Given some $s \in {[1,n]}$ and $n \in N$, $n\ge1$, what is the distribution of $X_i$ given that $\sum_{k=1}^{n} kX_k = s$, $\sum_{k=1}^{n} X_k = 1$, and $X_i \ge 0$.
If this is not a known distribution, how can I calculate the pdf/cdf?
Edit:
Thanks to whuber's help, I started looking into Dirichlet distribution. Indeed the $X_i$'s are intended to be an $(n-1)$-simplex with a flat Dirichlet distribution and a linear constraint.
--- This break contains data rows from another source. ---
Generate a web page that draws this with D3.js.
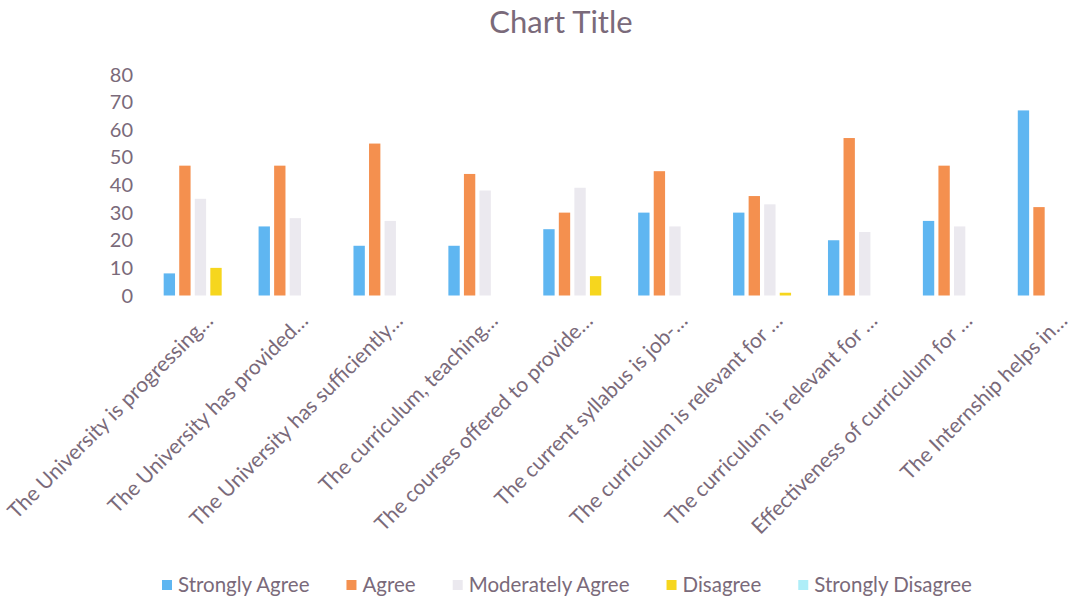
<!DOCTYPE html>
<html>
<head>
<meta charset="utf-8">
<script src="https://cdn.jsdelivr.net/npm/d3@7"></script>
<style>
  body { margin: 0; background: #fff; overflow: hidden; }
  text { font-family: Lato, "Noto Sans", sans-serif; fill: #7a6a7a; }
</style>
</head>
<body>
<script>
const width = 1073;
const height = 600;

const categories = [
    "The University is progressing…",
    "The University has provided…",
    "The University has sufficiently…",
    "The curriculum, teaching…",
    "The courses offered to provide…",
    "The current syllabus is job-…",
    "The curriculum is relevant for …",
    "The curriculum is relevant for …",
    "Effectiveness of curriculum for …",
    "The Internship helps in…"
];

const seriesNames = ["Strongly Agree", "Agree", "Moderately Agree", "Disagree", "Strongly Disagree"];
const stronglyAgree = [8, 25, 18, 18, 24, 30, 30, 20, 27, 67];
const agree = [47, 47, 55, 44, 30, 45, 36, 57, 47, 32];
const moderatelyAgree = [35, 28, 27, 38, 39, 25, 33, 23, 25, 0];
const disagree = [10, 0, 0, 0, 7, 0, 1, 0, 0, 0];
const stronglyDisagree = [0, 0, 0, 0, 0, 0, 0, 0, 0, 0];
const yTicks = [0, 10, 20, 30, 40, 50, 60, 70, 80];

const colors = ["#5fb6f1", "#f4904f", "#ebe9ef", "#f6d61e", "#aeeef8"];
const seriesValues = [stronglyAgree, agree, moderatelyAgree, disagree, stronglyDisagree];

const svg = d3.select("body").append("svg")
    .attr("width", width)
    .attr("height", height);

// plot area runs past the right edge, like the cropped original
const x0 = d3.scaleBand()
    .domain(d3.range(categories.length))
    .range([153, 1102])
    .paddingInner(0.225)
    .paddingOuter(0.1125);

const x1 = d3.scaleBand()
    .domain(d3.range(seriesNames.length))
    .range([0, x0.bandwidth()])
    .paddingInner(0.27);

const y = d3.scaleLinear()
    .domain([0, 80])
    .range([295.5, 74.5]);

svg.append("text")
    .attr("x", 561)
    .attr("y", 33)
    .attr("text-anchor", "middle")
    .style("font-size", "31px")
    .text("Chart Title");

// y axis labels only
svg.append("g")
    .selectAll("text")
    .data(yTicks)
    .enter().append("text")
    .attr("x", 133)
    .attr("y", d => y(d))
    .attr("dy", "0.35em")
    .attr("text-anchor", "end")
    .style("font-size", "20px")
    .text(d => d);

const groups = svg.append("g")
    .selectAll("g")
    .data(categories)
    .enter().append("g")
    .attr("transform", (d, i) => `translate(${x0(i)},0)`);

groups.selectAll("rect")
    .data((d, i) => seriesValues.map((s, k) => ({ k: k, v: s[i] })))
    .enter().append("rect")
    .attr("x", d => x1(d.k))
    .attr("y", d => y(d.v))
    .attr("width", x1.bandwidth())
    .attr("height", d => y(0) - y(d.v))
    .attr("fill", d => colors[d.k]);

// rotated category labels
const step = x0.step();
svg.append("g")
    .selectAll("text")
    .data(categories)
    .enter().append("text")
    .attr("transform", (d, i) => `translate(${153 + step * (i + 0.5) + 14},${322}) rotate(-45)`)
    .attr("text-anchor", "end")
    .style("font-size", "21px")
    .text(d => d);

// legend, laid out left to right
const legend = svg.append("g")
    .selectAll("g")
    .data(seriesNames)
    .enter().append("g");

legend.append("rect")
    .attr("x", 0)
    .attr("y", -5)
    .attr("width", 10)
    .attr("height", 10)
    .attr("fill", (d, i) => colors[i]);

legend.append("text")
    .attr("x", 16)
    .attr("dy", "0.35em")
    .style("font-size", "20.5px")
    .text(d => d);

let lx = 162;
legend.each(function() {
    const g = d3.select(this);
    g.attr("transform", `translate(${lx},585)`);
    lx += 16 + g.select("text").node().getComputedTextLength() + 37;
});
</script>
</body>
</html>
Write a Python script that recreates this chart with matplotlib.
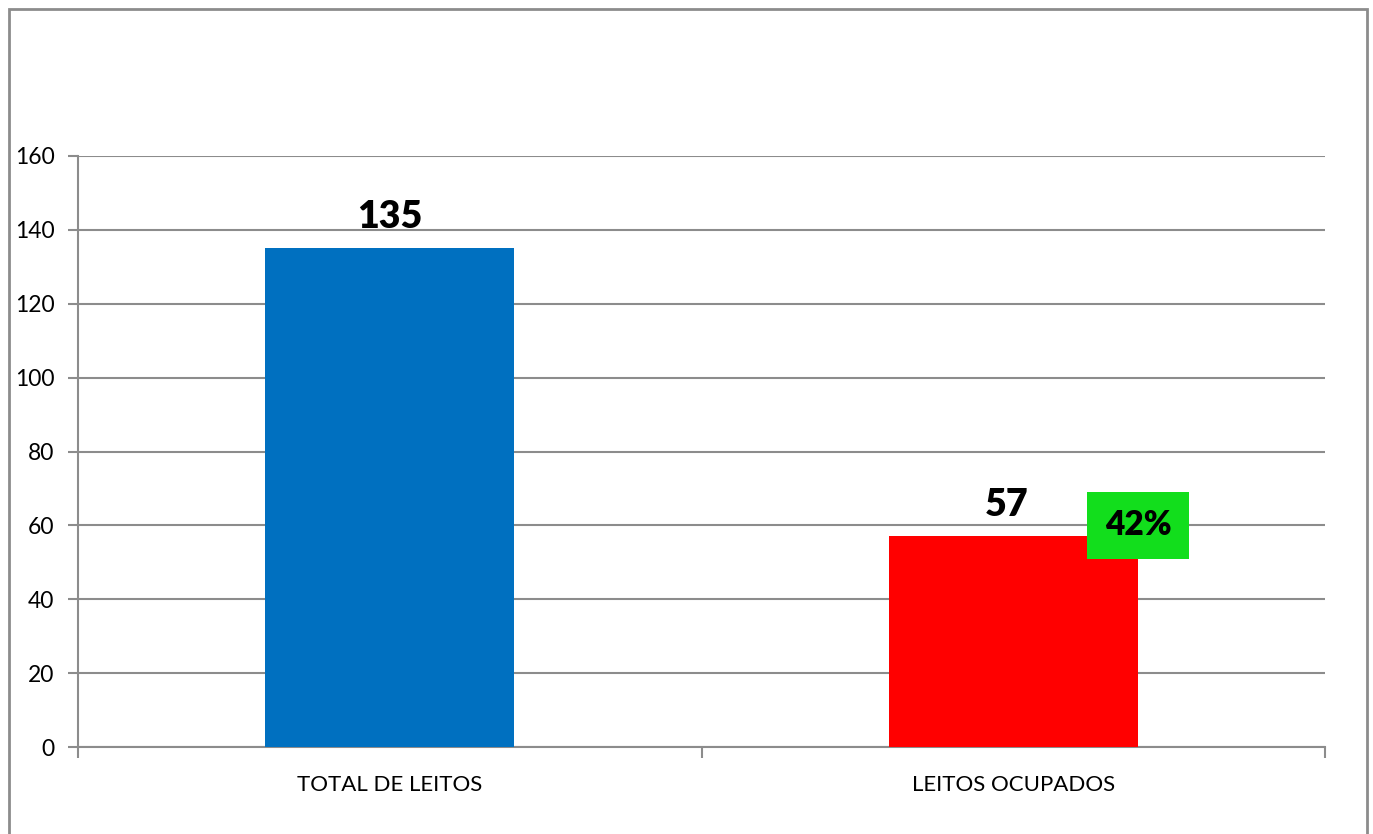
import matplotlib
matplotlib.use("Agg")
import matplotlib.pyplot as plt
from matplotlib.patches import Rectangle

categories = ["TOTAL DE LEITOS", "LEITOS OCUPADOS"]
values = [135, 57]
bar_colors = ["#0070C0", "#FF0000"]
pct_label = "42%"
y_ticks = [0, 20, 40, 60, 80, 100, 120, 140, 160]

plt.rcParams['font.family'] = ['Lato', 'DejaVu Sans']

fig = plt.figure(figsize=(13.73, 8.34), dpi=100)
ax = fig.add_axes([78/1373, 1 - 747/834, (1325-78)/1373, (747-156)/834])

x = list(range(len(categories)))
ax.bar(x, values, width=0.4, color=bar_colors, zorder=3)
ax.set_xlim(-0.5, len(categories) - 0.5)
ax.set_ylim(0, 160)
ax.set_yticks(y_ticks)
ax.set_yticklabels([str(t) for t in y_ticks], fontsize=16.5)
ax.yaxis.grid(True, color="#8c8c8c", linewidth=1.5, zorder=0)

ax.set_xticks(x)
ax.set_xticklabels(categories, fontsize=16)
ax.tick_params(axis='x', length=0, pad=20)
ax.set_xticks([-0.5, 0.5, 1.5], minor=True)
ax.tick_params(axis='x', which='minor', length=8, width=1.5, color="#8c8c8c")
ax.tick_params(axis='y', length=7, width=1.5, color="#8c8c8c", pad=10)

for s in ["top", "right"]:
    ax.spines[s].set_visible(False)
for s in ["left", "bottom"]:
    ax.spines[s].set_color("#8c8c8c")
    ax.spines[s].set_linewidth(1.5)

label_dx = [0.0, -0.01]
for xi, v, dx in zip(x, values, label_dx):
    ax.text(xi + dx, v + 4, str(v), ha='center', va='bottom', fontsize=27,
            fontweight='heavy', zorder=5)

ax.text(1.2, 60, pct_label, ha='center', va='center', fontsize=24,
        fontweight='heavy', zorder=6,
        bbox=dict(boxstyle="square,pad=0.52", facecolor="#12DE1C",
                  edgecolor="none"))

fig.patches.append(Rectangle((9/1373, -0.05), (1367-9)/1373, 1.05 - 9/834,
                             transform=fig.transFigure, fill=False,
                             edgecolor="#8c8c8c", linewidth=2))

fig.savefig("out.png", dpi=100)
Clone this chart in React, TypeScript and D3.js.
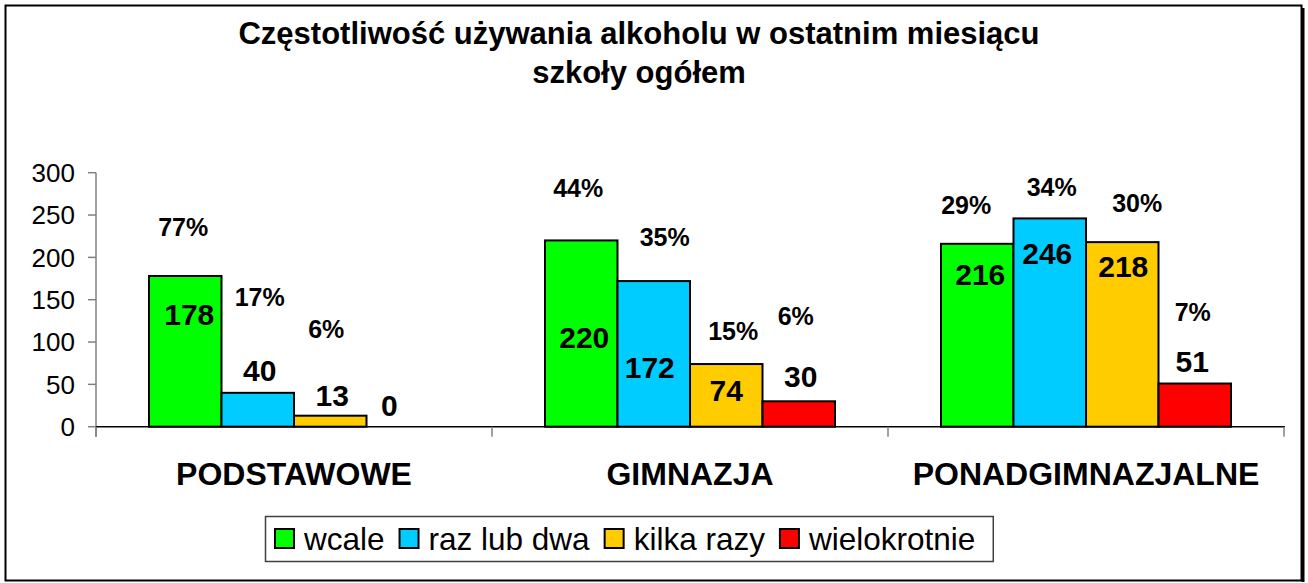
import { useEffect, useRef } from 'react';
import * as d3 from 'd3';

// dane
const categories = ['PODSTAWOWE', 'GIMNAZJA', 'PONADGIMNAZJALNE'];
const seriesNames = ['wcale', 'raz lub dwa', 'kilka razy', 'wielokrotnie'];
const seriesColors = ['#00ff00', '#00ccff', '#ffcc00', '#ff0000'];

const wcale = [178, 220, 216];
const razLubDwa = [40, 172, 246];
const kilkaRazy = [13, 74, 218];
const wielokrotnie = [0, 30, 51];

const pctWcale = [77, 44, 29];
const pctRazLubDwa = [17, 35, 34];
const pctKilkaRazy = [6, 15, 30];
const pctWielokrotnie = [null, 6, 7];

const yTicks = [0, 50, 100, 150, 200, 250, 300];

const titleLines = ['Częstotliwość używania alkoholu w ostatnim miesiącu', 'szkoły ogółem'];

// ręczne przesunięcia etykiet (jak w oryginale z Excela), px względem środka/góry słupka
const valueDx = [[4, 3, 3], [2, -4, -2.5], [2, 0, 1], [-13.5, 2, -2.5]];
const valueDy = [[38, 97, 30], [-23, 86, 35], [-20, 26, 24], [-22, -25, -22]];
const pctDx = [[-2, -3, -11], [2, 11, 2], [-4, 7, 15], [0, -3, -2]];
const pctDy = [[-49, -52, -39], [-96, -44, -31], [-87, -33, -39], [0, -85, -72]];

const FONT = '"Liberation Sans", Arial, sans-serif';

export default function App() {
  const svgRef = useRef<SVGSVGElement>(null);

  useEffect(() => {
    if (!svgRef.current) return;
    const svg = d3.select(svgRef.current);
    svg.selectAll('*').remove();

    const width = 1308;
    const height = 583;
    svg.attr('width', width).attr('height', height);

    const values = [wcale, razLubDwa, kilkaRazy, wielokrotnie];
    const pcts = [pctWcale, pctRazLubDwa, pctKilkaRazy, pctWielokrotnie];

    // ramka wykresu
    svg.append('rect')
      .attr('x', 0).attr('y', 0).attr('width', width).attr('height', height)
      .attr('fill', '#fff');
    svg.append('rect')
      .attr('x', 5.5).attr('y', 5.5).attr('width', 1296).attr('height', 575)
      .attr('fill', 'none').attr('stroke', '#000').attr('stroke-width', 2);
    svg.append('line')
      .attr('x1', 1303).attr('y1', 8).attr('x2', 1303).attr('y2', 582)
      .attr('stroke', '#000').attr('stroke-width', 3);

    // tytuł
    svg.append('g').selectAll('text')
      .data(titleLines)
      .join('text')
      .attr('x', 639)
      .attr('y', (_d, i) => 44 + i * 39)
      .attr('text-anchor', 'middle')
      .attr('font-family', FONT)
      .attr('font-weight', 'bold')
      .attr('font-size', 31)
      .text(d => d);

    // skale
    const x0 = d3.scaleBand().domain(categories).range([96, 1284]).padding(0);
    const x1 = d3.scaleBand().domain(seriesNames).range([0, x0.bandwidth()])
      .paddingInner(0).paddingOuter(0.731);
    const y = d3.scaleLinear().domain([0, 300]).range([426.7, 172.7]);

    // oś Y
    const yAxis = svg.append('g');
    yAxis.append('line')
      .attr('x1', 96).attr('x2', 96).attr('y1', y(300)).attr('y2', y(0) + 10)
      .attr('stroke', '#808080').attr('stroke-width', 1.5);
    yAxis.selectAll('line.tick')
      .data(yTicks)
      .join('line')
      .attr('class', 'tick')
      .attr('x1', 88).attr('x2', 96)
      .attr('y1', d => y(d)).attr('y2', d => y(d))
      .attr('stroke', '#808080').attr('stroke-width', 1.5);
    yAxis.selectAll('text')
      .data(yTicks)
      .join('text')
      .attr('x', 75)
      .attr('y', d => y(d))
      .attr('dy', '0.36em')
      .attr('text-anchor', 'end')
      .attr('font-family', FONT)
      .attr('font-size', 26)
      .text(d => d);

    // słupki
    seriesNames.forEach((name, s) => {
      svg.append('g').selectAll('rect')
        .data(values[s])
        .join('rect')
        .attr('x', (_d, c) => x0(categories[c])! + x1(name)!)
        .attr('y', d => y(d))
        .attr('width', x1.bandwidth())
        .attr('height', d => y(0) - y(d))
        .attr('fill', seriesColors[s])
        .attr('stroke', '#000')
        .attr('stroke-width', 2);
    });

    // oś X
    svg.append('line')
      .attr('x1', 96).attr('x2', 1285).attr('y1', y(0)).attr('y2', y(0))
      .attr('stroke', '#000').attr('stroke-width', 1.5);
    const boundaries = [...categories.map(c => x0(c)!), 1284];
    svg.append('g').selectAll('line')
      .data(boundaries)
      .join('line')
      .attr('x1', d => d).attr('x2', d => d)
      .attr('y1', y(0)).attr('y2', y(0) + 10)
      .attr('stroke', '#808080').attr('stroke-width', 1.5);
    svg.append('g').selectAll('text')
      .data(categories)
      .join('text')
      .attr('x', d => x0(d)! + x0.bandwidth() / 2)
      .attr('y', 485)
      .attr('text-anchor', 'middle')
      .attr('font-family', FONT)
      .attr('font-weight', 'bold')
      .attr('font-size', 32)
      .text(d => d);

    // etykiety wartości i procentów
    seriesNames.forEach((name, s) => {
      const g = svg.append('g');
      values[s].forEach((v, c) => {
        const cx = x0(categories[c])! + x1(name)! + x1.bandwidth() / 2;
        g.append('text')
          .attr('x', cx + valueDx[s][c])
          .attr('y', y(v) + valueDy[s][c])
          .attr('dy', '0.36em')
          .attr('text-anchor', 'middle')
          .attr('font-family', FONT)
          .attr('font-weight', 'bold')
          .attr('font-size', 30)
          .text(v);
        const p = pcts[s][c];
        if (p != null) {
          g.append('text')
            .attr('x', cx + pctDx[s][c])
            .attr('y', y(v) + pctDy[s][c])
            .attr('dy', '0.36em')
            .attr('text-anchor', 'middle')
            .attr('font-family', FONT)
            .attr('font-weight', 'bold')
            .attr('font-size', 25)
            .text(`${p}%`);
        }
      });
    });

    // legenda
    const legend = svg.append('g');
    const box = legend.append('rect')
      .attr('x', 265.5).attr('y', 516.5).attr('height', 45)
      .attr('fill', '#fff').attr('stroke', '#404040').attr('stroke-width', 1.5);
    let lx = 274;
    seriesNames.forEach((name, s) => {
      legend.append('rect')
        .attr('x', lx + 1).attr('y', 529).attr('width', 19).attr('height', 19)
        .attr('fill', seriesColors[s]).attr('stroke', '#000').attr('stroke-width', 2);
      const t = legend.append('text')
        .attr('x', lx + 30)
        .attr('y', 550)
        .attr('font-family', FONT)
        .attr('font-size', 31.5)
        .text(name);
      const tw = (t.node() as SVGTextElement).getComputedTextLength();
      lx += 30 + tw + 14;
    });
    box.attr('width', lx - 14 + 18 - 265.5);
  }, []);

  return (
    <svg ref={svgRef} style={{ position: 'absolute', left: 0, top: 0 }}></svg>
  );
}
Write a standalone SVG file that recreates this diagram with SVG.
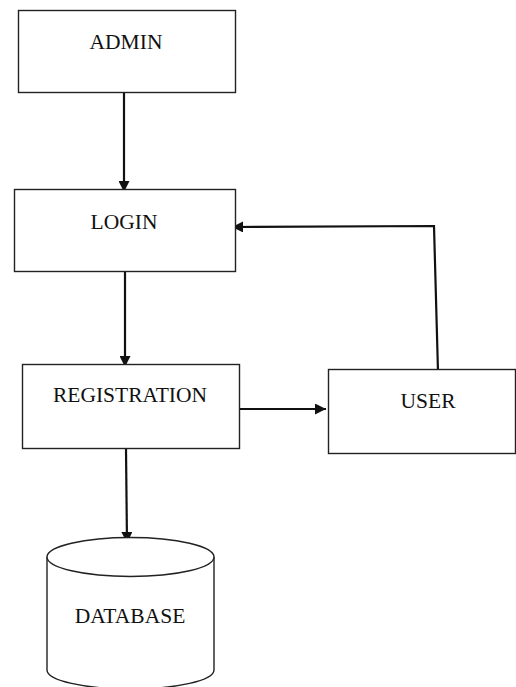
<svg xmlns="http://www.w3.org/2000/svg" width="516" height="687" viewBox="0 0 516 687">
<style>
.box{fill:#fff;stroke:#222;stroke-width:1.4}
.lbl{font-family:"Liberation Serif","Times New Roman",serif;font-size:21.5px;fill:#111;text-anchor:middle}
.con{fill:none;stroke:#111;stroke-width:2.2;marker-end:url(#ah)}
</style>
<defs>
<marker id="ah" viewBox="0 0 10 10" refX="10" refY="5" markerWidth="5.5" markerHeight="5" markerUnits="strokeWidth" orient="auto">
<path d="M0,0 L10,5 L0,10 z" fill="#111"/>
</marker>
</defs>
<rect width="516" height="687" fill="#fff"/>
<g id="connectors">
<path class="con" d="M124,93 L124,192"/>
<path class="con" d="M125,272 L125,367"/>
<path class="con" d="M240,409 L326,409"/>
<path class="con" d="M438,372 L434,226 L232,227"/>
<path class="con" d="M126,449 L127,543"/>
</g>
<g id="admin">
<rect class="box" x="18.5" y="10.5" width="217" height="82"/>
<text class="lbl" x="126" y="49">ADMIN</text>
</g>
<g id="login">
<rect class="box" x="14.5" y="189.5" width="221" height="82"/>
<text class="lbl" x="124" y="229">LOGIN</text>
</g>
<g id="registration">
<rect class="box" x="22.5" y="364.5" width="217" height="84"/>
<text class="lbl" x="130" y="402">REGISTRATION</text>
</g>
<g id="user">
<rect class="box" x="328.5" y="369.5" width="187" height="84"/>
<text class="lbl" x="428" y="408">USER</text>
</g>
<g id="database">
<path class="box" d="M47,557 L47,670 A83.5,19 0 0 0 214,670 L214,557"/>
<ellipse class="box" cx="130.5" cy="557" rx="83.5" ry="19.5"/>
<text class="lbl" x="130" y="623">DATABASE</text>
</g>
</svg>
Here's what I did:
For simplicity, let's assume $n=3$. The linear constraint in this case is:
$X_1 + 2X_2 + 3X_3 = s \Rightarrow X_1 = s - 2X_2 - 3X_3$
Substituting $X_1$, the simplex constraint becomes:
$X_1+X_2+X_3 = s-X_2-2X_3 = 1$
or
$\frac{X_2}{s-1} + \frac{2X_3}{s-1} = 1$
A Dirichlet distribution can now used on the $1$-simplex $(u_1,u_2)$ by setting $u_1 = \frac{X_2}{s-1}$ and $u_2 = \frac{2X_3}{s-1}$. But unfortunately, the constraint $X_1\ge0$ is now lost (e.g., setting $(u_1,u_2)=(1,0)$ results in $X_1=s-2(s-1)=2-s$ which is negative when $2<s\le3$).
So I'm not sure if it is possible to linearly constrain a Dirichlet distribution and obtain another. Any help if you think it is possible (or confirm that it is not) would be appreciated.